▸ Task prompt
Count how many lines of the data include "this". The answer is that number and nothing else.

** start of Available data **

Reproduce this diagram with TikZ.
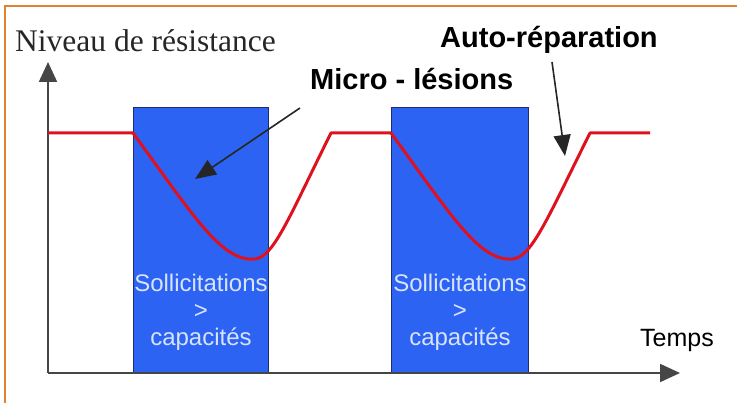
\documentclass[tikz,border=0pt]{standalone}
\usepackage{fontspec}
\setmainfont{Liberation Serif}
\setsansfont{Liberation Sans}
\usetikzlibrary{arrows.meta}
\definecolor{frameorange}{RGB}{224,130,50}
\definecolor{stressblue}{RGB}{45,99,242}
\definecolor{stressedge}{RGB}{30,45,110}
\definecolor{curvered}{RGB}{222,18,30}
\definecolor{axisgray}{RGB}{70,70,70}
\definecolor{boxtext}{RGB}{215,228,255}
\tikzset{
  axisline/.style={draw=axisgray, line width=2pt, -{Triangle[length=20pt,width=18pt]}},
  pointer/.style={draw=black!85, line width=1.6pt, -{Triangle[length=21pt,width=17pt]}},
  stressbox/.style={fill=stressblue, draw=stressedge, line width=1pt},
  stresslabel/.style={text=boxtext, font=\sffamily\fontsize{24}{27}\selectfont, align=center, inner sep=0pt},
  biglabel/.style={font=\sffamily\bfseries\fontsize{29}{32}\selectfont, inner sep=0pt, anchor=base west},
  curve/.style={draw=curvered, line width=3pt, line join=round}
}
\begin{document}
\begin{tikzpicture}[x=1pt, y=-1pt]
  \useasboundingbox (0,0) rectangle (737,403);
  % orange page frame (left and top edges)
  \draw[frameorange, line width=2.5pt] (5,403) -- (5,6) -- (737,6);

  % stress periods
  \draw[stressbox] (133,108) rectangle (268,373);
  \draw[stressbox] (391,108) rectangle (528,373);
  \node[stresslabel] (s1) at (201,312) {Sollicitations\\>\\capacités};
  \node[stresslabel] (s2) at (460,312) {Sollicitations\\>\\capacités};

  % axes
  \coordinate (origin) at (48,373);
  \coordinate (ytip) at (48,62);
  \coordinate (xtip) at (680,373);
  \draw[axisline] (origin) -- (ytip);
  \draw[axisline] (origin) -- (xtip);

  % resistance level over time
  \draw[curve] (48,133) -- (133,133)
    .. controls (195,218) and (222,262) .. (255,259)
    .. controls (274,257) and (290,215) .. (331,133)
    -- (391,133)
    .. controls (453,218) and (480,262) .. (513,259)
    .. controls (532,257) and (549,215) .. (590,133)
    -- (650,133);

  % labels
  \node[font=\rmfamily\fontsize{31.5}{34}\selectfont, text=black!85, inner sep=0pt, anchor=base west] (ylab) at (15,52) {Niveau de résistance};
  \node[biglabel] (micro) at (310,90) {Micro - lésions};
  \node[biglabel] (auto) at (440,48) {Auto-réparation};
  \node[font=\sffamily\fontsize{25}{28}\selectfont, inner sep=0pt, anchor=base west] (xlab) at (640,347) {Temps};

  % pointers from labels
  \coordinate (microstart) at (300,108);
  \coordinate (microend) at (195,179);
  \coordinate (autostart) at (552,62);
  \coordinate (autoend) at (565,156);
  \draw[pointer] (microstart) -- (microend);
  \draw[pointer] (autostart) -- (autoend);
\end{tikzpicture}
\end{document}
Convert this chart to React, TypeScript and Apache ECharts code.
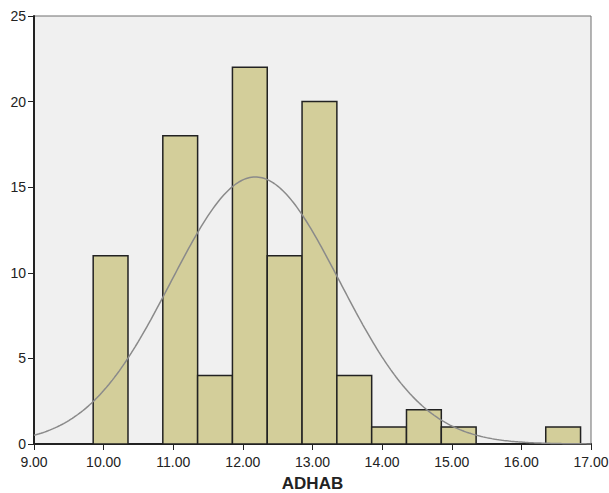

** end of Available data **

▸ Solution
2